[Written exercise] Write out, word for word, every line from the first one through the line that holds "yticks = [0, 25, 50, 75]", and nothing else; skip the pictures.

[Source data]
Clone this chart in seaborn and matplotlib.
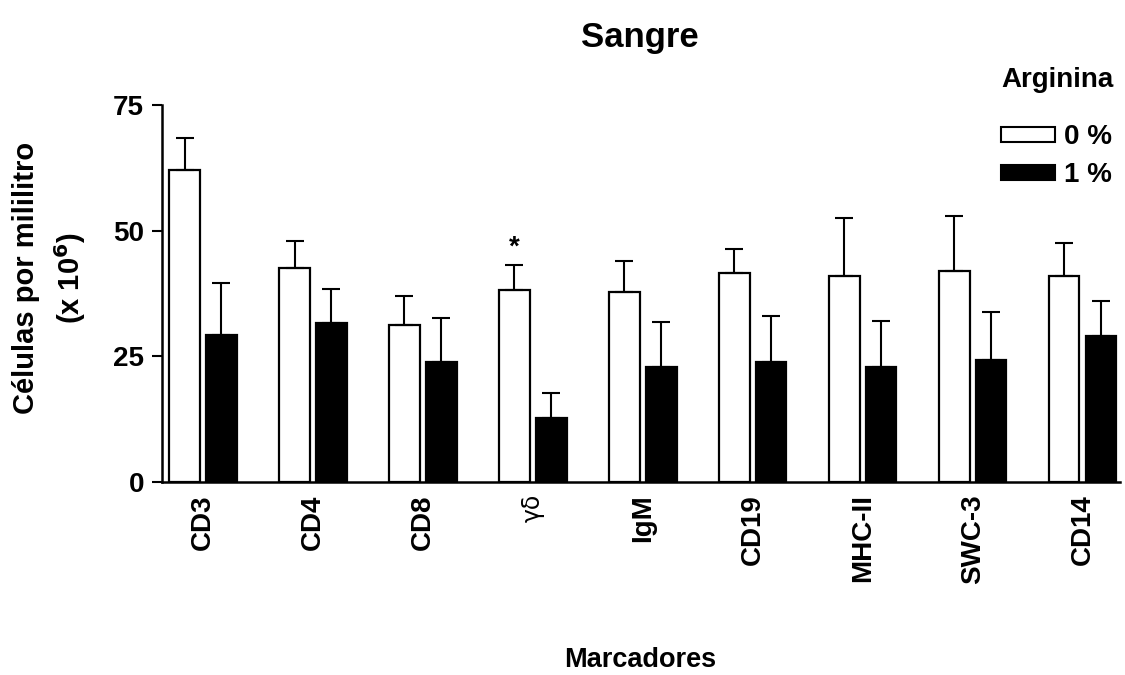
import numpy as np
import pandas as pd
import seaborn as sns
import matplotlib
matplotlib.use("Agg")
import matplotlib.pyplot as plt
from matplotlib.patches import Patch

# ---- data ----
markers = ["CD3", "CD4", "CD8", "γδ", "IgM", "CD19", "MHC-II", "SWC-3", "CD14"]
groups = ["0 %", "1 %"]
mean_0 = [62.1, 42.5, 31.2, 38.2, 37.8, 41.5, 41.0, 42.0, 41.0]
err_0 = [6.3, 5.4, 5.8, 4.9, 6.1, 4.8, 11.5, 10.9, 6.5]
mean_1 = [29.2, 31.5, 23.8, 12.6, 22.8, 23.8, 22.9, 24.3, 29.0]
err_1 = [10.3, 6.8, 8.7, 5.1, 9.0, 9.1, 9.0, 9.4, 6.9]
yticks = [0, 25, 50, 75]

df = pd.DataFrame({
    "Marcador": markers * 2,
    "Arginina": [groups[0]] * len(markers) + [groups[1]] * len(markers),
    "valor": mean_0 + mean_1,
})

sns.set_theme(style="ticks")
plt.rcParams["font.family"] = ["Liberation Sans", "DejaVu Sans"]
plt.rcParams["font.weight"] = "bold"
for k in ["text.color", "axes.labelcolor", "xtick.color", "ytick.color", "axes.edgecolor"]:
    plt.rcParams[k] = "black"

fig = plt.figure(figsize=(11.25, 6.75), dpi=100)
ax = fig.add_axes([162 / 1125, 1 - 481.7 / 675, (1120 - 162) / 1125, (481.7 - 105) / 675])

sns.barplot(data=df, x="Marcador", y="valor", hue="Arginina", order=markers,
            hue_order=groups, palette=["white", "black"], width=0.67, gap=0.17,
            edgecolor="black", linewidth=1.6, errorbar=None, legend=False,
            saturation=1, ax=ax)

for cont, errs in zip(ax.containers, [err_0, err_1]):
    xs = [p.get_x() + p.get_width() / 2 for p in cont.patches]
    hs = [p.get_height() for p in cont.patches]
    ax.errorbar(xs, hs, yerr=[np.zeros(len(errs)), errs], fmt="none",
                ecolor="black", elinewidth=1.5, capsize=6.8, capthick=1.5, zorder=1)

# asterisk over gamma-delta
gd = ax.containers[0].patches[markers.index("γδ")]
ax.text(gd.get_x() + gd.get_width() / 2, gd.get_height() + err_0[3] + 1.0, "*",
        ha="center", va="bottom", fontsize=20, fontweight="bold")

ax.set_ylim(0, 75)
ax.set_xlim(-0.373, 8.34)
ax.set_yticks(yticks)
ax.set_yticklabels([str(t) for t in yticks], fontsize=20, fontweight="bold")
ax.tick_params(axis="y", length=7, width=1.5, pad=6, colors="black")
ax.tick_params(axis="x", length=0, pad=9)
ax.set_xticks(range(len(markers)))
ax.set_xticklabels(markers, rotation=90, fontsize=20, fontweight="bold")
for lab in ax.get_xticklabels():
    if lab.get_text() == "γδ":
        lab.set_fontweight("normal")
        lab.set_fontfamily(["DejaVu Sans"])
        lab.set_fontsize(17)
sns.despine(ax=ax)
for s in ["left", "bottom"]:
    ax.spines[s].set_linewidth(1.8)
    ax.spines[s].set_color("black")

ax.set_xlabel("")
ax.set_ylabel("")
fig.text(640 / 1125, 1 - 38 / 675, "Sangre", ha="center", va="center",
         fontsize=25, fontweight="bold")
fig.text(640 / 1125, 1 - 660 / 675, "Marcadores", ha="center", va="center",
         fontsize=19.5, fontweight="bold")
fig.text(50 / 1125, 1 - 278 / 675, "Células por mililitro\n(x 10$^{\\mathbf{6}}$)",
         ha="center", va="center", rotation=90, fontsize=21, fontweight="bold",
         linespacing=1.4)

# legend
fig.text(1001 / 1125, 1 - 80 / 675, "Arginina", ha="left", va="center",
         fontsize=20, fontweight="bold")
handles = [Patch(facecolor="white", edgecolor="black", linewidth=1.5),
           Patch(facecolor="black", edgecolor="black", linewidth=1.5)]
fig.legend(handles, groups, loc="upper left", bbox_to_anchor=(1001 / 1125, 1 - 124 / 675),
           frameon=False, borderpad=0, borderaxespad=0, handlelength=1.95,
           handleheight=0.45, handletextpad=0.3, labelspacing=0.45,
           prop={"size": 20, "weight": "bold"})

fig.savefig("out.png", dpi=100)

[In response]
Clone this chart in seaborn and matplotlib.
import numpy as np
import pandas as pd
import seaborn as sns
import matplotlib
matplotlib.use("Agg")
import matplotlib.pyplot as plt
from matplotlib.patches import Patch

# ---- data ----
markers = ["CD3", "CD4", "CD8", "γδ", "IgM", "CD19", "MHC-II", "SWC-3", "CD14"]
groups = ["0 %", "1 %"]
mean_0 = [62.1, 42.5, 31.2, 38.2, 37.8, 41.5, 41.0, 42.0, 41.0]
err_0 = [6.3, 5.4, 5.8, 4.9, 6.1, 4.8, 11.5, 10.9, 6.5]
mean_1 = [29.2, 31.5, 23.8, 12.6, 22.8, 23.8, 22.9, 24.3, 29.0]
err_1 = [10.3, 6.8, 8.7, 5.1, 9.0, 9.1, 9.0, 9.4, 6.9]
yticks = [0, 25, 50, 75]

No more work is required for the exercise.